Start of Raw data

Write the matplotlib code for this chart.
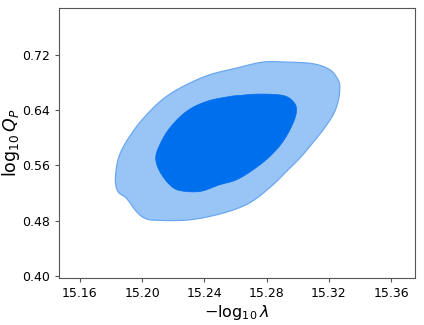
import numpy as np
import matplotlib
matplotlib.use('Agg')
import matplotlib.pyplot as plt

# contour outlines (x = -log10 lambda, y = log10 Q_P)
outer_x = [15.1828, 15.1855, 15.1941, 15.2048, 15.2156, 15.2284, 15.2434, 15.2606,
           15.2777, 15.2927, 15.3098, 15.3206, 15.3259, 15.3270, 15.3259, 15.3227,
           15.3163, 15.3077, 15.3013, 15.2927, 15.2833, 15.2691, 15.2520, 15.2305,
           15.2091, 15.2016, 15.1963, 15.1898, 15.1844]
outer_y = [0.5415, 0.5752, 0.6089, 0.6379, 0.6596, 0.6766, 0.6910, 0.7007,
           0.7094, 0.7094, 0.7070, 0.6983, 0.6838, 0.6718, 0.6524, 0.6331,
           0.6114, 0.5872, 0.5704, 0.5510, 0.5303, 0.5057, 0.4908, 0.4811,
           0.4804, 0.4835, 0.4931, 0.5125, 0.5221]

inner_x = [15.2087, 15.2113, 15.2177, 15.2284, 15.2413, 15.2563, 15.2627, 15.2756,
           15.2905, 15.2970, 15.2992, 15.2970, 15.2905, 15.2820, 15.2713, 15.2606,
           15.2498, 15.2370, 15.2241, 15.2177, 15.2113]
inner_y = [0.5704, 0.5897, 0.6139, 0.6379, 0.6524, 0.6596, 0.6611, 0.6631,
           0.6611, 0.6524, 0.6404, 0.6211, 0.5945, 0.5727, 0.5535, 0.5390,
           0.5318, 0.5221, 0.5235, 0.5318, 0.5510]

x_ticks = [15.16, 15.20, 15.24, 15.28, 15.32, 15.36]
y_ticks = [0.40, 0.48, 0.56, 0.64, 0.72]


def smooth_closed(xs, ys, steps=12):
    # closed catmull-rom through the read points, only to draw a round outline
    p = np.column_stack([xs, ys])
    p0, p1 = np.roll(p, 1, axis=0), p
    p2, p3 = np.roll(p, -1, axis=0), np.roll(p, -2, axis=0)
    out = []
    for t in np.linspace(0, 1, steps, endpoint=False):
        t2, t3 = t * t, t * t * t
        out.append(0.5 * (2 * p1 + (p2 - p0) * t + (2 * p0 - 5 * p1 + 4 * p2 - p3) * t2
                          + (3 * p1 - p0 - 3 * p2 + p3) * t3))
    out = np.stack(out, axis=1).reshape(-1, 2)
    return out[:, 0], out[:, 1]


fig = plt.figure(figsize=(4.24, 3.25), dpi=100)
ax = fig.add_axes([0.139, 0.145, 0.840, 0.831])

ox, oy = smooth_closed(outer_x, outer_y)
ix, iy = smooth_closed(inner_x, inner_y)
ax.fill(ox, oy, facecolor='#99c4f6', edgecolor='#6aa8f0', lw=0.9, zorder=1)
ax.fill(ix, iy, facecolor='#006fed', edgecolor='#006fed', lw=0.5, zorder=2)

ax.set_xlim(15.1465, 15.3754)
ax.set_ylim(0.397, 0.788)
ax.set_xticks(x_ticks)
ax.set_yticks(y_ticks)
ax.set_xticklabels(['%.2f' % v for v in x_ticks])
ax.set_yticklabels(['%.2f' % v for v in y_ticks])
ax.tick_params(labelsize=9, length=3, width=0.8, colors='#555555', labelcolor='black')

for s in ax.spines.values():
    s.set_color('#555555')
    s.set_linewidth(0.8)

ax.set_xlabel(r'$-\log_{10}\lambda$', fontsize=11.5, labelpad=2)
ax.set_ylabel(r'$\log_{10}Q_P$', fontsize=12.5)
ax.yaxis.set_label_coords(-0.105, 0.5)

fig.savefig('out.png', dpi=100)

End of Raw data

**Prompt:**
All of the data needs repeating exactly, but the pictures do not.

**Written answer:**
Write the matplotlib code for this chart.
import numpy as np
import matplotlib
matplotlib.use('Agg')
import matplotlib.pyplot as plt

# contour outlines (x = -log10 lambda, y = log10 Q_P)
outer_x = [15.1828, 15.1855, 15.1941, 15.2048, 15.2156, 15.2284, 15.2434, 15.2606,
           15.2777, 15.2927, 15.3098, 15.3206, 15.3259, 15.3270, 15.3259, 15.3227,
           15.3163, 15.3077, 15.3013, 15.2927, 15.2833, 15.2691, 15.2520, 15.2305,
           15.2091, 15.2016, 15.1963, 15.1898, 15.1844]
outer_y = [0.5415, 0.5752, 0.6089, 0.6379, 0.6596, 0.6766, 0.6910, 0.7007,
           0.7094, 0.7094, 0.7070, 0.6983, 0.6838, 0.6718, 0.6524, 0.6331,
           0.6114, 0.5872, 0.5704, 0.5510, 0.5303, 0.5057, 0.4908, 0.4811,
           0.4804, 0.4835, 0.4931, 0.5125, 0.5221]

inner_x = [15.2087, 15.2113, 15.2177, 15.2284, 15.2413, 15.2563, 15.2627, 15.2756,
           15.2905, 15.2970, 15.2992, 15.2970, 15.2905, 15.2820, 15.2713, 15.2606,
           15.2498, 15.2370, 15.2241, 15.2177, 15.2113]
inner_y = [0.5704, 0.5897, 0.6139, 0.6379, 0.6524, 0.6596, 0.6611, 0.6631,
           0.6611, 0.6524, 0.6404, 0.6211, 0.5945, 0.5727, 0.5535, 0.5390,
           0.5318, 0.5221, 0.5235, 0.5318, 0.5510]

x_ticks = [15.16, 15.20, 15.24, 15.28, 15.32, 15.36]
y_ticks = [0.40, 0.48, 0.56, 0.64, 0.72]


def smooth_closed(xs, ys, steps=12):
    # closed catmull-rom through the read points, only to draw a round outline
    p = np.column_stack([xs, ys])
    p0, p1 = np.roll(p, 1, axis=0), p
    p2, p3 = np.roll(p, -1, axis=0), np.roll(p, -2, axis=0)
    out = []
    for t in np.linspace(0, 1, steps, endpoint=False):
        t2, t3 = t * t, t * t * t
        out.append(0.5 * (2 * p1 + (p2 - p0) * t + (2 * p0 - 5 * p1 + 4 * p2 - p3) * t2
                          + (3 * p1 - p0 - 3 * p2 + p3) * t3))
    out = np.stack(out, axis=1).reshape(-1, 2)
    return out[:, 0], out[:, 1]


fig = plt.figure(figsize=(4.24, 3.25), dpi=100)
ax = fig.add_axes([0.139, 0.145, 0.840, 0.831])

ox, oy = smooth_closed(outer_x, outer_y)
ix, iy = smooth_closed(inner_x, inner_y)
ax.fill(ox, oy, facecolor='#99c4f6', edgecolor='#6aa8f0', lw=0.9, zorder=1)
ax.fill(ix, iy, facecolor='#006fed', edgecolor='#006fed', lw=0.5, zorder=2)

ax.set_xlim(15.1465, 15.3754)
ax.set_ylim(0.397, 0.788)
ax.set_xticks(x_ticks)
ax.set_yticks(y_ticks)
ax.set_xticklabels(['%.2f' % v for v in x_ticks])
ax.set_yticklabels(['%.2f' % v for v in y_ticks])
ax.tick_params(labelsize=9, length=3, width=0.8, colors='#555555', labelcolor='black')

for s in ax.spines.values():
    s.set_color('#555555')
    s.set_linewidth(0.8)

ax.set_xlabel(r'$-\log_{10}\lambda$', fontsize=11.5, labelpad=2)
ax.set_ylabel(r'$\log_{10}Q_P$', fontsize=12.5)
ax.yaxis.set_label_coords(-0.105, 0.5)

fig.savefig('out.png', dpi=100)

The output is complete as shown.